» **Material for the task**
______
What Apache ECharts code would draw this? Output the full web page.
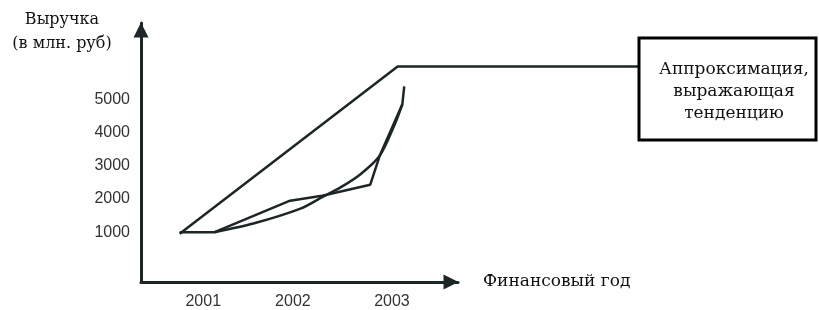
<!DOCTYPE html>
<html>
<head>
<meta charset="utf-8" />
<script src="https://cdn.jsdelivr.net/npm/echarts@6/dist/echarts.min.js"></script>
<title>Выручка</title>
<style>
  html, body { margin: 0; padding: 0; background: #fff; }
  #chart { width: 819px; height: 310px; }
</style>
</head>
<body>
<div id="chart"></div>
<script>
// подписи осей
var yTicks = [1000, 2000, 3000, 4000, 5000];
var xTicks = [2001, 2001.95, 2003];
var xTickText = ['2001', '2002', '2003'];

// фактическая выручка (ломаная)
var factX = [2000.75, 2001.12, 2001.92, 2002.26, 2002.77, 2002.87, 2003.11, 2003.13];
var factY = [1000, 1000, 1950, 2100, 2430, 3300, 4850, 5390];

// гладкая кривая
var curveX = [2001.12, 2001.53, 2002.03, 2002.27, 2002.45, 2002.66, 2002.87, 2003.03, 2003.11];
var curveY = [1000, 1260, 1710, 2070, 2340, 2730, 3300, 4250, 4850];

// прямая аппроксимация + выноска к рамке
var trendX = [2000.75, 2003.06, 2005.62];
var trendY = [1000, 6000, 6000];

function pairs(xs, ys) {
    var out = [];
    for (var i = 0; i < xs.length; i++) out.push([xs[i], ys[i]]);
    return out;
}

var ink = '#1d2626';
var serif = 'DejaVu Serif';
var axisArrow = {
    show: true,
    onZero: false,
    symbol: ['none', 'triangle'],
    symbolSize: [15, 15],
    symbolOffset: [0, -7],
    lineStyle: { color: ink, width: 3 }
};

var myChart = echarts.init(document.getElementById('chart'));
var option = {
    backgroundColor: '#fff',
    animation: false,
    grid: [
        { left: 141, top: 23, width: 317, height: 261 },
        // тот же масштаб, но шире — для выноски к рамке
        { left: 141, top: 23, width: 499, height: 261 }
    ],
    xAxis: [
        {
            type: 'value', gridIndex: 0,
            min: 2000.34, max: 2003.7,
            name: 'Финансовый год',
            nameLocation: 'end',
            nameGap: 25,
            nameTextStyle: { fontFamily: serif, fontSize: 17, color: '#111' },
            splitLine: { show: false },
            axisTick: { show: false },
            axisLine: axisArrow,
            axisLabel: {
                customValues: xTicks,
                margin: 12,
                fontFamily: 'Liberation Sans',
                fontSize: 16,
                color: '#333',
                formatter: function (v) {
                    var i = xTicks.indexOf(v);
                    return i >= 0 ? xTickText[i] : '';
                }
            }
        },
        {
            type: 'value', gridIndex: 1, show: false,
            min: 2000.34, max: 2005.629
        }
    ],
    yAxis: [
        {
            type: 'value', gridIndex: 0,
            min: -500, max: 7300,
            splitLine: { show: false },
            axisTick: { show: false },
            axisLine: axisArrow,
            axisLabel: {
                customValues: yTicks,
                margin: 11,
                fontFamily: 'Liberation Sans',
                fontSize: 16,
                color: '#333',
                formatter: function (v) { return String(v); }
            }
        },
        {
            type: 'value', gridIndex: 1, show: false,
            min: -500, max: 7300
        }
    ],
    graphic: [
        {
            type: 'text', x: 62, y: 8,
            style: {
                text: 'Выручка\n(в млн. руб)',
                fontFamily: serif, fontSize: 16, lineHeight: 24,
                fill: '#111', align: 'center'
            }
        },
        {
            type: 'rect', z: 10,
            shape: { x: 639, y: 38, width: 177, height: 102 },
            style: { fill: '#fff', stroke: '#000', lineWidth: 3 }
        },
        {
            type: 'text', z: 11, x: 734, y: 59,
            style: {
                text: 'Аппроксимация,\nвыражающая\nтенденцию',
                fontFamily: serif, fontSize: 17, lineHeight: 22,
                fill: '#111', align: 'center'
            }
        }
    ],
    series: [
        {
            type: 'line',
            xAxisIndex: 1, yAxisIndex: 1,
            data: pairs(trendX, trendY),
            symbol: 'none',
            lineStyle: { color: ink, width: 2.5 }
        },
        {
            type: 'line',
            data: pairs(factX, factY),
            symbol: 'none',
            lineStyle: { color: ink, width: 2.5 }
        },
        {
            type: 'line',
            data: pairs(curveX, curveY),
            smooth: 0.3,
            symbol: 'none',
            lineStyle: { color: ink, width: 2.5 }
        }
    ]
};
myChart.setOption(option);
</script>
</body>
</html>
______
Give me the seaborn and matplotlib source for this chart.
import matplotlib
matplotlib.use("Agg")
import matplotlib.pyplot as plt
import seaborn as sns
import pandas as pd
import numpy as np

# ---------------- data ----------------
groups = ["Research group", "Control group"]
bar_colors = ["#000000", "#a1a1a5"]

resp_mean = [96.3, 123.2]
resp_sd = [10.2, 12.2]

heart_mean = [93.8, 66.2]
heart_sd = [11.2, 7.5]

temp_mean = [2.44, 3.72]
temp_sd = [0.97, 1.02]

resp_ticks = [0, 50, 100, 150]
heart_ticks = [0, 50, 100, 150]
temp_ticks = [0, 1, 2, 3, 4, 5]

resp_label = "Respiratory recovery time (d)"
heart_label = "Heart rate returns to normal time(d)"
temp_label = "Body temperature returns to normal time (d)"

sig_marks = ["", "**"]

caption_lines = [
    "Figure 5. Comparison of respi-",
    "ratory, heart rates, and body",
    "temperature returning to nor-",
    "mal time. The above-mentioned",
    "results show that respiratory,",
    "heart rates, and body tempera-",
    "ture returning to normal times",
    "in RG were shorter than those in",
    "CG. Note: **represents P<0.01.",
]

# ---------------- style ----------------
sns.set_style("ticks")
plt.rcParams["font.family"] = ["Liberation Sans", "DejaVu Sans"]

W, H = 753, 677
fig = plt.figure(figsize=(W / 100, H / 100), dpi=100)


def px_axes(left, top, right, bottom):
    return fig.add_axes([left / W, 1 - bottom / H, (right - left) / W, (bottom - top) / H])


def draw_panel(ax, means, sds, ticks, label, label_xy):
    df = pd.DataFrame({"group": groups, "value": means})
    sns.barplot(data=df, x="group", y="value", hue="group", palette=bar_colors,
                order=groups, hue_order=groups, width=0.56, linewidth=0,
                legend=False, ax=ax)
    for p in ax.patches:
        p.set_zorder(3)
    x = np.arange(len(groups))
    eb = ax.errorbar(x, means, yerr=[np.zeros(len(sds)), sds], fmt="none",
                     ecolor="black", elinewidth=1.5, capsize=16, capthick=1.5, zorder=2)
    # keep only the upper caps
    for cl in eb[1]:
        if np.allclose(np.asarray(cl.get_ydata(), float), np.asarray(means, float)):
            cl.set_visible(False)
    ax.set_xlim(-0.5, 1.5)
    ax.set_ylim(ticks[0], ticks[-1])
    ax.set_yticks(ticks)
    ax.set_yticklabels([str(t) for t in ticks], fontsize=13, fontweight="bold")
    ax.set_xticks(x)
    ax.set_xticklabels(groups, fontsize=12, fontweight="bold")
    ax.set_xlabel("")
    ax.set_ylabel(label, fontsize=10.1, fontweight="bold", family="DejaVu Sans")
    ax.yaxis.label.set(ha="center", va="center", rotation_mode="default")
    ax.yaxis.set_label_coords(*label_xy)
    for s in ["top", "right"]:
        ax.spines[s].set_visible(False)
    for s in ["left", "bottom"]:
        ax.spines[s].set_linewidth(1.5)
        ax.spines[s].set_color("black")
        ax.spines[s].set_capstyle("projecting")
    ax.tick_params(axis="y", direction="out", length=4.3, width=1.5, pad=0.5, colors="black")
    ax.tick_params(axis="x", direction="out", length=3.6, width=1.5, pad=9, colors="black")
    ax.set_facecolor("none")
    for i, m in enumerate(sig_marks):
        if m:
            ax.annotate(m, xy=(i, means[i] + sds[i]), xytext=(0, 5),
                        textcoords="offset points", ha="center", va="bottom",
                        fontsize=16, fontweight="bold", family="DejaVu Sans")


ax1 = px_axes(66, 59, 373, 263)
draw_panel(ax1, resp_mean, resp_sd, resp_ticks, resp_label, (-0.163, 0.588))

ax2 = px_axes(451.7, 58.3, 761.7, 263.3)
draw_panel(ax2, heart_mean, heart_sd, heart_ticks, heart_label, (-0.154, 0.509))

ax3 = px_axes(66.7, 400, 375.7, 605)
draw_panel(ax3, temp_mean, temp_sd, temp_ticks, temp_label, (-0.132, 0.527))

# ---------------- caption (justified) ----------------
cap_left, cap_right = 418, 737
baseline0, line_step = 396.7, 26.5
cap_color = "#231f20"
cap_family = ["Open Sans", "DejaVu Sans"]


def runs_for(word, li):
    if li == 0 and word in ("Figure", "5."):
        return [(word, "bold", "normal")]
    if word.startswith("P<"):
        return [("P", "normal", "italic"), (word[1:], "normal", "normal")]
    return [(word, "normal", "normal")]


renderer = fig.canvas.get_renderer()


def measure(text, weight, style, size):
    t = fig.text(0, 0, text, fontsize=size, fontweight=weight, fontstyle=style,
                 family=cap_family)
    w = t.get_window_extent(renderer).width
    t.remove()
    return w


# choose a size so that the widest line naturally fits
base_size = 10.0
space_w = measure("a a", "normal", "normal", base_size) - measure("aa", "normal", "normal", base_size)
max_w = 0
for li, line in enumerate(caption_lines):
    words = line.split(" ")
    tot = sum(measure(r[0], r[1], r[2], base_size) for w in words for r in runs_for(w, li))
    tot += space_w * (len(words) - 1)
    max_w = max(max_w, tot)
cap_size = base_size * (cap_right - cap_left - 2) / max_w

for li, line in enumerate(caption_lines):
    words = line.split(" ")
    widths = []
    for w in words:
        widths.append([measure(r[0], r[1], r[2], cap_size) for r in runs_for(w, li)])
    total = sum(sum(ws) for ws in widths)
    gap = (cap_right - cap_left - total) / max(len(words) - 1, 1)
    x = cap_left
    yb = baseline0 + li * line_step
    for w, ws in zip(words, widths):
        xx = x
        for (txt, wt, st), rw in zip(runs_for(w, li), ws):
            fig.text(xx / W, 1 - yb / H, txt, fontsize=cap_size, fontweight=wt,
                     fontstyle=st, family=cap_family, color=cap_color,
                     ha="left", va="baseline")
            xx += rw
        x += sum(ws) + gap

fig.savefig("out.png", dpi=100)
______
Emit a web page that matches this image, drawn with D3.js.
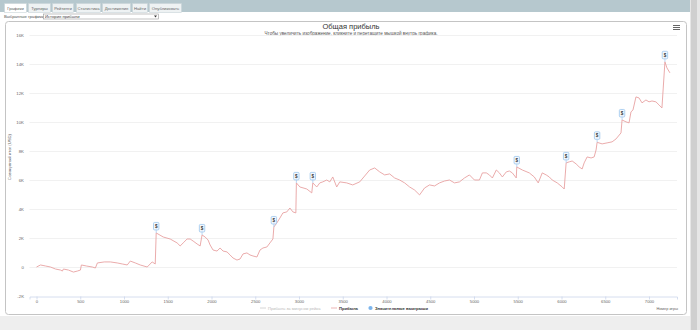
______
» **Task brief**
Only the stretch from the line with "What Apache ECharts" through the line with "var xTickText = ['2001', '2002', '2003'];" should be copied, exactly and with both ends. Drop the pictures.

» **Final result**
What Apache ECharts code would draw this? Output the full web page.
<!DOCTYPE html>
<html>
<head>
<meta charset="utf-8" />
<script src="https://cdn.jsdelivr.net/npm/echarts@6/dist/echarts.min.js"></script>
<title>Выручка</title>
<style>
  html, body { margin: 0; padding: 0; background: #fff; }
  #chart { width: 819px; height: 310px; }
</style>
</head>
<body>
<div id="chart"></div>
<script>
// подписи осей
var yTicks = [1000, 2000, 3000, 4000, 5000];
var xTicks = [2001, 2001.95, 2003];
var xTickText = ['2001', '2002', '2003'];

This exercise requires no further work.